Exactly reproduce the lines that run from the one containing "Output the web" through the one containing "0.8, 0.9, 1];", ends included, with no pictures.
:::::
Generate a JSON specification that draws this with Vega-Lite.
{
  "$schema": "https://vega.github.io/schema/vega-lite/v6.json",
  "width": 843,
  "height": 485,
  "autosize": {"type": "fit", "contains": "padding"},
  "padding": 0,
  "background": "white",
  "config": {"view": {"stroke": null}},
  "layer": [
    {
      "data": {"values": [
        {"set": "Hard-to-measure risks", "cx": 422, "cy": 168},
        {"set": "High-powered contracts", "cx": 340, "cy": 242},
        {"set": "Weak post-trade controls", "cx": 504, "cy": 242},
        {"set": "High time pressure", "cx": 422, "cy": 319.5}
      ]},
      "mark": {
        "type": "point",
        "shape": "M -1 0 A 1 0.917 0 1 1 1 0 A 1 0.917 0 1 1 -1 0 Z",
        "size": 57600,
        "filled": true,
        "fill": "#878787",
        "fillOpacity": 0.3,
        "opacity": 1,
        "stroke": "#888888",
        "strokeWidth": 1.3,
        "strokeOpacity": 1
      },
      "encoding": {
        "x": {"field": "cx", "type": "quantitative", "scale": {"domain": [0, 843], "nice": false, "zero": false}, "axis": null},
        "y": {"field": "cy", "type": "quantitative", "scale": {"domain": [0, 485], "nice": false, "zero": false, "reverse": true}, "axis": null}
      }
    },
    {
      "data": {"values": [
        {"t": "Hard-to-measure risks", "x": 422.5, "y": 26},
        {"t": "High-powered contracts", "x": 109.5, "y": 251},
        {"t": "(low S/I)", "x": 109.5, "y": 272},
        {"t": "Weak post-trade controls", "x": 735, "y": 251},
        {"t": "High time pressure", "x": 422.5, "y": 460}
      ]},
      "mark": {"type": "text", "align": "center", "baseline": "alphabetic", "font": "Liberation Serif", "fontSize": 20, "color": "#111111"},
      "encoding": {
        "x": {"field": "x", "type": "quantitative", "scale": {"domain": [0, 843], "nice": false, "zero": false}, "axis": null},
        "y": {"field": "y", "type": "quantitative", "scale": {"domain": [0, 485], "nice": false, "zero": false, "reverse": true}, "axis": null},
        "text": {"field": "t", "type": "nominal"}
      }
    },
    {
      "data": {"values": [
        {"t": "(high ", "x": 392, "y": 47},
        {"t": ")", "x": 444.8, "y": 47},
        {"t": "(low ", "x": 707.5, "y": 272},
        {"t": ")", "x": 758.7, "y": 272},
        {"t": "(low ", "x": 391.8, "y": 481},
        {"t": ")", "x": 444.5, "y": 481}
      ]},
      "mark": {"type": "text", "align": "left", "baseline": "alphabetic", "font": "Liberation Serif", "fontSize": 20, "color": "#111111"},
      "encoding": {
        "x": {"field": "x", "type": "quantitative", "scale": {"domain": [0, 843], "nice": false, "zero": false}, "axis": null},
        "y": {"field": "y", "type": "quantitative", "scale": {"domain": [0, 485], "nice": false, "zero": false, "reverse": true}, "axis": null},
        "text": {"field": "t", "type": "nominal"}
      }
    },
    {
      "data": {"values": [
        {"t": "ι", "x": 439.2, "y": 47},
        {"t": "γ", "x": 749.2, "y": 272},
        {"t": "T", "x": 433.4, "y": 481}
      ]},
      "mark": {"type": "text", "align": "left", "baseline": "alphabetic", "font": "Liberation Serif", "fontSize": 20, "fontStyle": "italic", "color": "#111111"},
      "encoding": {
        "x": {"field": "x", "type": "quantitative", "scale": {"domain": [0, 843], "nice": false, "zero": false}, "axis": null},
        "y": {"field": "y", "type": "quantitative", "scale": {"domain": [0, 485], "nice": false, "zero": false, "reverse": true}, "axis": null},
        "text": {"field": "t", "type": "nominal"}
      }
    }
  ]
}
:::::
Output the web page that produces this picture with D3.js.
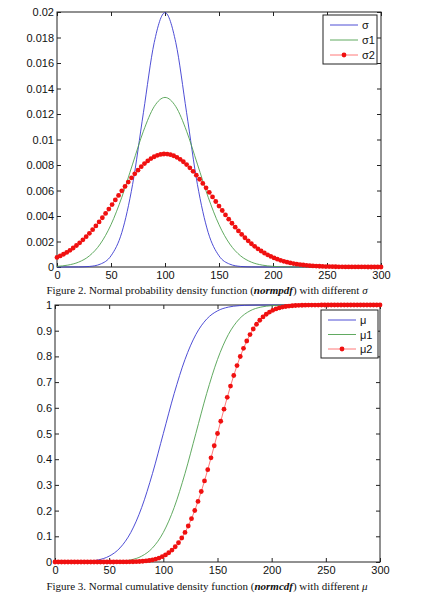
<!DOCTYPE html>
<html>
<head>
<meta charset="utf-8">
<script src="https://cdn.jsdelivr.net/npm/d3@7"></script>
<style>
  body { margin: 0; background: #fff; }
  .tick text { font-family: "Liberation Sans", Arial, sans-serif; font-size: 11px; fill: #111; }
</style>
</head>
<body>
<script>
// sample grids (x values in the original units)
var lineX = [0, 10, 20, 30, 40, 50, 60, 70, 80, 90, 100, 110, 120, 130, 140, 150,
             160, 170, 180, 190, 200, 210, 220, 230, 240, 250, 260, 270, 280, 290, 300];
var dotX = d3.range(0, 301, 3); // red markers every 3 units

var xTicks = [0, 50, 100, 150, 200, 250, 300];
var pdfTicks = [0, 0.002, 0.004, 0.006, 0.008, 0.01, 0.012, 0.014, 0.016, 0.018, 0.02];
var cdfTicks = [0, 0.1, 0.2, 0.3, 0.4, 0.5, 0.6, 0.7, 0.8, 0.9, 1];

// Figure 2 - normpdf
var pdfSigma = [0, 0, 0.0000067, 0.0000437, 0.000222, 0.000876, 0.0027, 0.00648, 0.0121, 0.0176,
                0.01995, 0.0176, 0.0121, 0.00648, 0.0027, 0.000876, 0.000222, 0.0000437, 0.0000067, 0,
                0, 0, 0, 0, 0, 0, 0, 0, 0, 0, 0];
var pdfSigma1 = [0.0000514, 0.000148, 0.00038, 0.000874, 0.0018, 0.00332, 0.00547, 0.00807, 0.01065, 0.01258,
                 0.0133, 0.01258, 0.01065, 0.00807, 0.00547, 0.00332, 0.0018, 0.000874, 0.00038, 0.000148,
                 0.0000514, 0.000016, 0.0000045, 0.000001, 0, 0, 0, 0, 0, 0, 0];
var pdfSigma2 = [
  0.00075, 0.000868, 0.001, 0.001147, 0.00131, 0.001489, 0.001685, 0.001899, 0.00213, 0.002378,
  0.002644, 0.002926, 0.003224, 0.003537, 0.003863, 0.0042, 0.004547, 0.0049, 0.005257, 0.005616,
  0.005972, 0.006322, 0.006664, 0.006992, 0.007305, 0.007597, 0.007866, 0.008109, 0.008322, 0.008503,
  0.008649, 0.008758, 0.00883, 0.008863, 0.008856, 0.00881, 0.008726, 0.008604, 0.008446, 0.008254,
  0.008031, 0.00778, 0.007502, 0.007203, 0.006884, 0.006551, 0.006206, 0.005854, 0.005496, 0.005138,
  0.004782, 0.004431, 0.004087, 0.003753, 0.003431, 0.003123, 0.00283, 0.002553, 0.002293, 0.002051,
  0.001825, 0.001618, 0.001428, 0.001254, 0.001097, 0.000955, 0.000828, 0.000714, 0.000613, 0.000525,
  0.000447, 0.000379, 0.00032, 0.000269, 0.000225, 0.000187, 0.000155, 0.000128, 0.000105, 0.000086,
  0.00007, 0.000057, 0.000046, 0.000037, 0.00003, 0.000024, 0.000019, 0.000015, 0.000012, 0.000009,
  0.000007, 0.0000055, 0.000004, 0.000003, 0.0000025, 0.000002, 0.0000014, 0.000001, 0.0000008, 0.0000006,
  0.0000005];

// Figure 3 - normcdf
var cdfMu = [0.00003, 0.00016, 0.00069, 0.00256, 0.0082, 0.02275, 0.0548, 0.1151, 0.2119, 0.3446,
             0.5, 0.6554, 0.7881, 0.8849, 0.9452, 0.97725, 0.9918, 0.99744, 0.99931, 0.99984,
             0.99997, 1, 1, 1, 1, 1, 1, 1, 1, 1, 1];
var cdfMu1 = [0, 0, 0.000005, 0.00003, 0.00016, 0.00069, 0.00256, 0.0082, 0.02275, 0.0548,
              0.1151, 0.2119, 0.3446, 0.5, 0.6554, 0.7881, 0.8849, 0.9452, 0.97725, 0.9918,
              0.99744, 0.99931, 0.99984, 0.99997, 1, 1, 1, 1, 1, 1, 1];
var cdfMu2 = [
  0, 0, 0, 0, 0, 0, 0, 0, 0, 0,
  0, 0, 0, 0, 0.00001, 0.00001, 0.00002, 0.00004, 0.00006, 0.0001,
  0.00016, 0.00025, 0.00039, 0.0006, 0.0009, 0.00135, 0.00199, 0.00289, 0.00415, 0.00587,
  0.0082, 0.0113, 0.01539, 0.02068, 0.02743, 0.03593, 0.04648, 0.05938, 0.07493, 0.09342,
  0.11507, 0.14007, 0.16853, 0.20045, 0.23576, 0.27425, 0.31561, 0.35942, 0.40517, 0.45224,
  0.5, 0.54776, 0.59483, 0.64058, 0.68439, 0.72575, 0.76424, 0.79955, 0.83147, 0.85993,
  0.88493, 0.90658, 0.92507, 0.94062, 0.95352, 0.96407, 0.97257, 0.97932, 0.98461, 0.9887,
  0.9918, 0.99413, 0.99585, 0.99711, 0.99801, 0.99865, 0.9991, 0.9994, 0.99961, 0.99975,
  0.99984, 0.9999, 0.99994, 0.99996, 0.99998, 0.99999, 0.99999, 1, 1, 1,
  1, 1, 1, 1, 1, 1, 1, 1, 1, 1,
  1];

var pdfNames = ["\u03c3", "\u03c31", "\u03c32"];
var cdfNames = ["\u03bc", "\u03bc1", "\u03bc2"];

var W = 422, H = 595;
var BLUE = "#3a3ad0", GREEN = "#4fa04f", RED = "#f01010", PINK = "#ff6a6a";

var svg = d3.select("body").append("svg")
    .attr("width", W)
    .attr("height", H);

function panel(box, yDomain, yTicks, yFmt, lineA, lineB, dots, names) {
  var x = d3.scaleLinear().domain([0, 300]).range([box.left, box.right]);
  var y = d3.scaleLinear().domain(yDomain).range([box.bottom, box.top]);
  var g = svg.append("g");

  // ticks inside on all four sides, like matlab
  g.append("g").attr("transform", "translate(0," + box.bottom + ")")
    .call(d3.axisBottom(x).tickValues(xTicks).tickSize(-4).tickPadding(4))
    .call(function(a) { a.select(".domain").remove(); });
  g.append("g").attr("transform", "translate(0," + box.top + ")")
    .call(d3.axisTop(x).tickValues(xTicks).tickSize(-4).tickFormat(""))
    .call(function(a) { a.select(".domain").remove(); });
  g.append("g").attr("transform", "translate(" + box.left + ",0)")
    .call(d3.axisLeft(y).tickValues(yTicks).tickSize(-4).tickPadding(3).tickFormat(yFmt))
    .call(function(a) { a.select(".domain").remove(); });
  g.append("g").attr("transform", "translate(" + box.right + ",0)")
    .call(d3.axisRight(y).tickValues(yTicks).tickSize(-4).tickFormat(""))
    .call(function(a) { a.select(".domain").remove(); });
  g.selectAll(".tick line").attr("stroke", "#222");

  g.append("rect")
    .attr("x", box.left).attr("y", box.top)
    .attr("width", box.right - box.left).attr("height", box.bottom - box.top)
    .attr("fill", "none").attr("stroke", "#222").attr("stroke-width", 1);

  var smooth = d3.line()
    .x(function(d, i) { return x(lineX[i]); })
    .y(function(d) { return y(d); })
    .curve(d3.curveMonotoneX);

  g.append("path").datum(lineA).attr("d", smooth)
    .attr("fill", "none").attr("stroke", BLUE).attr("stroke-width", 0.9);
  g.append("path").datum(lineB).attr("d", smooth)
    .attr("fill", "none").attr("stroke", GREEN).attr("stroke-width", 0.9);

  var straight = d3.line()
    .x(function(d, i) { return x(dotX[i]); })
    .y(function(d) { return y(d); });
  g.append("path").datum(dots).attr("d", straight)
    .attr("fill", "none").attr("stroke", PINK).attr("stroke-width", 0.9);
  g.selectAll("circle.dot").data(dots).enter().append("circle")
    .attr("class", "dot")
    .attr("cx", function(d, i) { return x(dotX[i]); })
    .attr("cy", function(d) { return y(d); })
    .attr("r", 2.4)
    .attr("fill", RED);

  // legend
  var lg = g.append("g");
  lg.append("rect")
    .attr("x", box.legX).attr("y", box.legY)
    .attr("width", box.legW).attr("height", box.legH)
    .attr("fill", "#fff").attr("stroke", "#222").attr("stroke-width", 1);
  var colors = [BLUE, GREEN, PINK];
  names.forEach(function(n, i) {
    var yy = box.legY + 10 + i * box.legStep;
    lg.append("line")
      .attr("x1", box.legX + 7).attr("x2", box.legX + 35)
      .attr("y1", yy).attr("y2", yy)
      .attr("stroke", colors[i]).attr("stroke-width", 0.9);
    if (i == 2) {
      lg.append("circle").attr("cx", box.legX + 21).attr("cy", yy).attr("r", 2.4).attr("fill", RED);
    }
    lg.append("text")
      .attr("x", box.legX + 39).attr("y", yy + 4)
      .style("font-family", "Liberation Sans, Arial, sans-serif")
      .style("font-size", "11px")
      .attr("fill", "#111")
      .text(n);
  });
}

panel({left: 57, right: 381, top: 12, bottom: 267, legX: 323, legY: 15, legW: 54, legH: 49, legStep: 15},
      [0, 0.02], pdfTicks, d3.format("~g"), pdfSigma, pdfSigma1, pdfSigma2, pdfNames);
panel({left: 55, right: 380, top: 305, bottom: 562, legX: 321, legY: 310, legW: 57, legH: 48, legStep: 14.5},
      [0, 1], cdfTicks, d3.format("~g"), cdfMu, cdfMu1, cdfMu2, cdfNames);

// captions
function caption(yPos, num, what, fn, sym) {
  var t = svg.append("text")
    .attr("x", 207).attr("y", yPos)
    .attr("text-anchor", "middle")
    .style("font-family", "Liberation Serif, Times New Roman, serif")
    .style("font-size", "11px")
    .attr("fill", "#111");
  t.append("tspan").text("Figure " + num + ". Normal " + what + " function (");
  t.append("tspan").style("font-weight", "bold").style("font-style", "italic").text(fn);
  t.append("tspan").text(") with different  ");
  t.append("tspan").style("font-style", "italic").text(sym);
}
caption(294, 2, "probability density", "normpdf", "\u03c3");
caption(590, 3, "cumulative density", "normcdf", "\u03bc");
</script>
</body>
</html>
:::::
SOLUTION>
Output the web page that produces this picture with D3.js.
<!DOCTYPE html>
<html>
<head>
<meta charset="utf-8">
<script src="https://cdn.jsdelivr.net/npm/d3@7"></script>
<style>
  body { margin: 0; background: #fff; }
  .tick text { font-family: "Liberation Sans", Arial, sans-serif; font-size: 11px; fill: #111; }
</style>
</head>
<body>
<script>
// sample grids (x values in the original units)
var lineX = [0, 10, 20, 30, 40, 50, 60, 70, 80, 90, 100, 110, 120, 130, 140, 150,
             160, 170, 180, 190, 200, 210, 220, 230, 240, 250, 260, 270, 280, 290, 300];
var dotX = d3.range(0, 301, 3); // red markers every 3 units

var xTicks = [0, 50, 100, 150, 200, 250, 300];
var pdfTicks = [0, 0.002, 0.004, 0.006, 0.008, 0.01, 0.012, 0.014, 0.016, 0.018, 0.02];
var cdfTicks = [0, 0.1, 0.2, 0.3, 0.4, 0.5, 0.6, 0.7, 0.8, 0.9, 1];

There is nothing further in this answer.